The biggest surprise came late on Friday night as the committee was finishing up its work. On a 12-4 party line vote, the JFC approved a motion that adds substantially to the structural deficit by nearly eliminating the income tax for many corporations that produce goods in the state. (See the June 7th Journal Sentinel article by Kathleen Gallagher.) It will have the effect of slashing the tax rate for manufacturers from 7.9 percent down to just 0.4 percent – phasing in a 95 percent reduction in their income taxes over a four-year period. Though the cost is minimal in the current biennium, the price tag will grow to $129 million per year – requiring deeper spending cuts in future years or a shift in taxes to other taxpayers.
In subsequent blog posts, the Budget Project will dig deeper into the merits of the proposed $129 million per year corporate tax cut. In light of other aspects of the corporate tax code, is this change likely to attract manufacturers to Wisconsin? And does it make sense to enact a 95 percent tax reduction for one particular segment of corporations? But for now, our focus is the theme of “fiscal responsibility” that had been such a steady refrain over the last six months or more.

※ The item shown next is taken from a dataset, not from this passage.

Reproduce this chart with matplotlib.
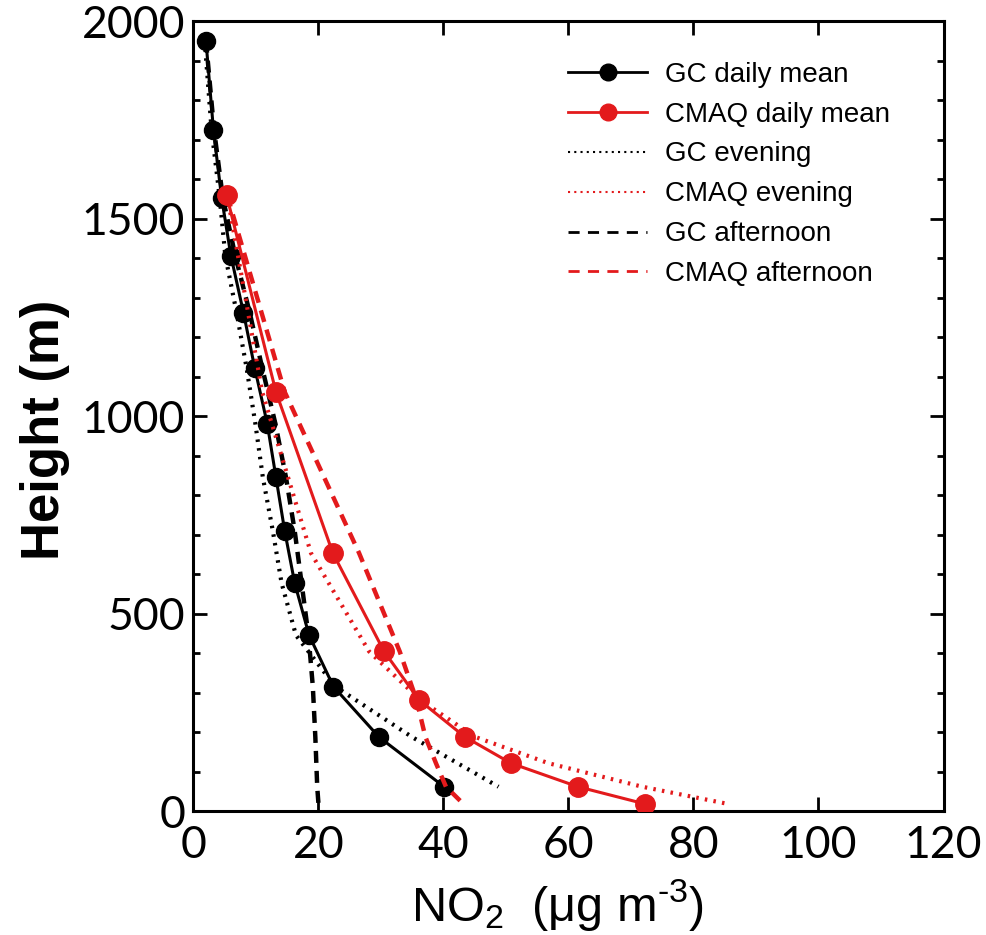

Some politicians and pundits seem to think that structural deficits can always be attributed to phased-in spending increases or short-term budget-balancing measures (such as “raiding” other funds or restructuring bonds). They overlook the fact that delayed or phased in tax cuts can also produce or add to structural deficits. The short-term political expediency that sometimes leads lawmakers to approve deferred spending increases that they cannot currently afford can also induce them to approve tax cuts that are now unaffordable, and the effects on the structural deficit can be the same .
As we pointed out in a Budget Project paper in late December, past legislative actions created delayed tax cuts that accounted for $320 million of the structural deficit in the current biennium (including $210 million from changes that took effect on January 1, 2011). Those tax cuts are in addition to the $200 million in new tax cuts proposed by the Governor during the Special Session and in the biennial budget bill.
The last minute amendment in the Finance Committee Friday was the second of two measures approved last week that contribute to the structural deficit in 2013-15 and beyond. Earlier in the week, in the same motion that raised taxes on low-wage workers by cutting the state Earned Income Tax Credit, the committee approved a change in the capital gains tax that will disproportionately benefit the very wealthy. The cost won’t be felt until 2017, but will gradually grow to $79 million per year.
The new tax break for manufacturers, referred to as the “domestic production activities credit,” is a more targeted and far more generous version of a poorly designed tax deduction for domestic production activities that was ended two years ago. The $10.1 million cost in the second year of the 2011-13 biennium is almost completely offset by the additional revenue that will be generated by restoring some Dept. of Revenue positions for auditors and field investigators that had been slated for elimination. But as the cost of the tax break increases between now and 2017, it will add about $96 million to the structural deficit in the 2013-15 biennium, and $213 million in the following biennial budget.
In the next week or two, as the full legislature works on the budget bill, we’ll get a better sense of whether all the pontificating we’ve heard about structural deficits was genuine, or if it was largely just an argument to justify cutting spending and downsizing government.